Monday, March 28, 2011

Potato growing - a giant conundrum

In Mole Creek autumn’s here. Well and truly. And this morning Sweetheart Vivienne flies to Melbourne. So two days ago we harvested our potatoes. Mostly from two 5-metre long patches we’d put down in our orchard – sown between a thick layer of newspaper below and straw mulch on top. These potatoes were small. Disappointingly so. Our sharefarmer neighbour Sharon said that even after their above-ground stalks and leaves have died down, potatoes left in the ground continue to grow in size. I don’t know if she’s right. And this year I won’t know – because our entire crop’s in the box (pictured). The same day Sweetheart Vivienne and I also harvested the last of the potatoes we’d grown in a stack of car tyres – in soil enriched by compost. Included were, as you can see in the photograph of the combined orchard/tyres crop, two giants. They’re the biggest potatoes we’ve ever grown. How did we do it? Beats me. Both were near the tyres’ rubber. Maybe it was warmer there. Wetter, too. Or perhaps it was the variety of potato.
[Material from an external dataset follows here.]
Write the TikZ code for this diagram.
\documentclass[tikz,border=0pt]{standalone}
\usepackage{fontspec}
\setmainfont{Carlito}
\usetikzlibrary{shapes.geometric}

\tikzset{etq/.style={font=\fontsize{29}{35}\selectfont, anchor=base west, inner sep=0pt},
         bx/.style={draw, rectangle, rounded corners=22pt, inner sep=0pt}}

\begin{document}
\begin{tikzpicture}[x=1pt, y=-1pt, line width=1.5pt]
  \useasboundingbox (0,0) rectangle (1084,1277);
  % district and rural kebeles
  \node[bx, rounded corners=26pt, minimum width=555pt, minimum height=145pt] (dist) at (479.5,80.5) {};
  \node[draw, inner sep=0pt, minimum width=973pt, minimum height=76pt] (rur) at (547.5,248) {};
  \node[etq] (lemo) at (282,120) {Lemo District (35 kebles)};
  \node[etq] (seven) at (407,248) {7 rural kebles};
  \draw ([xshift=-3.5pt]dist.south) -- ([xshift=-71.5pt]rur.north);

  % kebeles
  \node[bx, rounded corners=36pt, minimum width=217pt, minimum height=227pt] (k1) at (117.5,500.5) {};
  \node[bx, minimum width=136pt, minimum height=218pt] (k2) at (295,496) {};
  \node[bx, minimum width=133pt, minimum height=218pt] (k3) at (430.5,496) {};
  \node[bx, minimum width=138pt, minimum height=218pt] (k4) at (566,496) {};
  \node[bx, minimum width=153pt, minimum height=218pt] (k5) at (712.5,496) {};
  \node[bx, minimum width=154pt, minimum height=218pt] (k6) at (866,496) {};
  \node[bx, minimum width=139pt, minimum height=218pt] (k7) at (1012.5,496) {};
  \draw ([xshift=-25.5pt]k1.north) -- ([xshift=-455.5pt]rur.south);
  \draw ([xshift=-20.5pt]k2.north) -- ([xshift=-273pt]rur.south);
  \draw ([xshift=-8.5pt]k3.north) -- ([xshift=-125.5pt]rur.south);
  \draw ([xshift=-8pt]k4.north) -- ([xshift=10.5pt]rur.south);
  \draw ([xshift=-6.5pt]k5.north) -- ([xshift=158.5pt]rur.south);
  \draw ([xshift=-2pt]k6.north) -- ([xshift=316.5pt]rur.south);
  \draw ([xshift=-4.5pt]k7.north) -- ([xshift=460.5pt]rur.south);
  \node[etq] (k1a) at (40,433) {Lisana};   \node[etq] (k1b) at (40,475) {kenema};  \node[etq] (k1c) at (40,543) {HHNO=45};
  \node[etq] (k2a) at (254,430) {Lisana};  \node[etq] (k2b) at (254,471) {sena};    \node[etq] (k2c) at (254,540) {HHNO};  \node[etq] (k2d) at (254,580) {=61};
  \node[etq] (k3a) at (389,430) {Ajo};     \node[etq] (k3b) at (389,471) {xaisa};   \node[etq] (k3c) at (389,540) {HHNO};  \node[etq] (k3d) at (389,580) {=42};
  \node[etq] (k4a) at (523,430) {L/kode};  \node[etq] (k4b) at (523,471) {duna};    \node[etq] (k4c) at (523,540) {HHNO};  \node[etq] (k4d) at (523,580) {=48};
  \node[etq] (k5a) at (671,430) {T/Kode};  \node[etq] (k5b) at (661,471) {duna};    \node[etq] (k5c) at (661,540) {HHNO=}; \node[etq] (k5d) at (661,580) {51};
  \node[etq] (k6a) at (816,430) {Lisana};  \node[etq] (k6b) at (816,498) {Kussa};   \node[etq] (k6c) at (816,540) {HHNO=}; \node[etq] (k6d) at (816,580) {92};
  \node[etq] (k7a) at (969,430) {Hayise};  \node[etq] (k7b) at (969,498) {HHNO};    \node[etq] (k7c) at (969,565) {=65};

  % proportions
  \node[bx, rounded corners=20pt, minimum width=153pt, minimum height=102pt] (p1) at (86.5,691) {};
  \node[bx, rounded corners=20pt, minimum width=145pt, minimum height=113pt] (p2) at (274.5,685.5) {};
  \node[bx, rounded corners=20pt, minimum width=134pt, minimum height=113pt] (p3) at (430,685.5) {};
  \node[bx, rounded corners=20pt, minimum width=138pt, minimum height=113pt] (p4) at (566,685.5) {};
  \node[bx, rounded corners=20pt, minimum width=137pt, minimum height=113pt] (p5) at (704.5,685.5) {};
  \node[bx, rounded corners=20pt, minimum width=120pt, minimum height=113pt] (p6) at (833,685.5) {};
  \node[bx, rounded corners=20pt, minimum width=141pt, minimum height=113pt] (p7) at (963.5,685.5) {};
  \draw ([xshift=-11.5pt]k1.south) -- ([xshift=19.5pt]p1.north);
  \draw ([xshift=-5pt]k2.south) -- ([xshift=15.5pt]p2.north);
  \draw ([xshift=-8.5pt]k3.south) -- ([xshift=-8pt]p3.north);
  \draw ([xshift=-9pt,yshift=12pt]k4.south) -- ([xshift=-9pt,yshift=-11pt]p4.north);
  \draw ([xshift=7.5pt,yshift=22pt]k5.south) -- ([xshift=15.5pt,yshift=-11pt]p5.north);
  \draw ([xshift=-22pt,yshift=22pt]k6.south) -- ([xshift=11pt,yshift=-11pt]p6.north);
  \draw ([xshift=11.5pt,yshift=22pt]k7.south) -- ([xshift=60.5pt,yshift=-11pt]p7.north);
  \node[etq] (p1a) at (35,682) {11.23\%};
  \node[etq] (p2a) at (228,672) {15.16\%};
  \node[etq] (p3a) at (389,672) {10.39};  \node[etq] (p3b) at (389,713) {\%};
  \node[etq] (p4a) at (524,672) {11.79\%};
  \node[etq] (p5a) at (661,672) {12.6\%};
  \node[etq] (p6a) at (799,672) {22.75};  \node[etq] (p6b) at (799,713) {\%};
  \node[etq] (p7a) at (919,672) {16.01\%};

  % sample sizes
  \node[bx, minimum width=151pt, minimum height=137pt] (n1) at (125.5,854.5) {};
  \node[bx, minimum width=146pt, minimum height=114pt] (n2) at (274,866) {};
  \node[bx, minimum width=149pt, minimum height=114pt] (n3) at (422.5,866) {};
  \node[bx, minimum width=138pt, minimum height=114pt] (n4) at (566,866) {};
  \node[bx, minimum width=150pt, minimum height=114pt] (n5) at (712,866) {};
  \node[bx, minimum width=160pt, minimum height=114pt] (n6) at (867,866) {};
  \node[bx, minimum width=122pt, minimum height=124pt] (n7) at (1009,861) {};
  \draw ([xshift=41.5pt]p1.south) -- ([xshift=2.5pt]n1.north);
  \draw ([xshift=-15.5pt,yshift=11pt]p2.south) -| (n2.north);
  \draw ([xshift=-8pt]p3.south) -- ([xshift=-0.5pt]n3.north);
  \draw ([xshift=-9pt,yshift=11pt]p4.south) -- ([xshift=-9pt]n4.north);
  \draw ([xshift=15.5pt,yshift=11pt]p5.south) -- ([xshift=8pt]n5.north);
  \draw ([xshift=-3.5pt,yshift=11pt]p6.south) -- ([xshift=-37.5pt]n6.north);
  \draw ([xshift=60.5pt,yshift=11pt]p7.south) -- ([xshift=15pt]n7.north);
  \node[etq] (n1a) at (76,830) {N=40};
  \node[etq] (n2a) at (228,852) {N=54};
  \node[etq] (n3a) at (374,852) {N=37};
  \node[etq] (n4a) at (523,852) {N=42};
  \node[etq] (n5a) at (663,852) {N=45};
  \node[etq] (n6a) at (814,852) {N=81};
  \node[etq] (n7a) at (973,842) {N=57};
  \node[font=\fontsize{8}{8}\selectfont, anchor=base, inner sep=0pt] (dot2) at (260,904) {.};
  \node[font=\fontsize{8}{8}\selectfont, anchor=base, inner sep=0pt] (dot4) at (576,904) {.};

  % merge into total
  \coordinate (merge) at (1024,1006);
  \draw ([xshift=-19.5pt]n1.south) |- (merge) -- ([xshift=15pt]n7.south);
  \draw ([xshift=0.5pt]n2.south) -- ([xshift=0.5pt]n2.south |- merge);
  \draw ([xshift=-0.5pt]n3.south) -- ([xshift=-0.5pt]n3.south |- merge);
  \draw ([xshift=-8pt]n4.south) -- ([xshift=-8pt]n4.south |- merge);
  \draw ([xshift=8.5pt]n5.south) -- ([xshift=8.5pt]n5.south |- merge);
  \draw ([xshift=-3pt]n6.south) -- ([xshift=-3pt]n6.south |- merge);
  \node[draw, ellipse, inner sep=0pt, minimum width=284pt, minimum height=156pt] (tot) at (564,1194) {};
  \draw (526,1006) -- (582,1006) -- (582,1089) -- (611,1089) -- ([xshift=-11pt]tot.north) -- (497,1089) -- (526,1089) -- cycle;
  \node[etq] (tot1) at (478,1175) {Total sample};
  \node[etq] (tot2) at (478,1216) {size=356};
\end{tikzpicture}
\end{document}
Or even, given Sharon’s theory, leftovers from last season. Or all of the above. Who knows? Like many things in my life, food growing’s something I’d like to improve incrementally and iteratively season-by-season. But so many variables are involved that it’s impossible to know what works – and what doesn’t. Anyway it’s fun. As it can be. Because it’s not my livelihood. Ho hum.

1 comment:

Chris Burrows said...

Oh lovely spuds, we discovered that they are expensive here this year and many seniors can't afford them or carry the bags home so we are planning to buy spuds for the poorer ones who can't get out.
Cotton did poorly tpp, coffee had a bad year, hard times all around.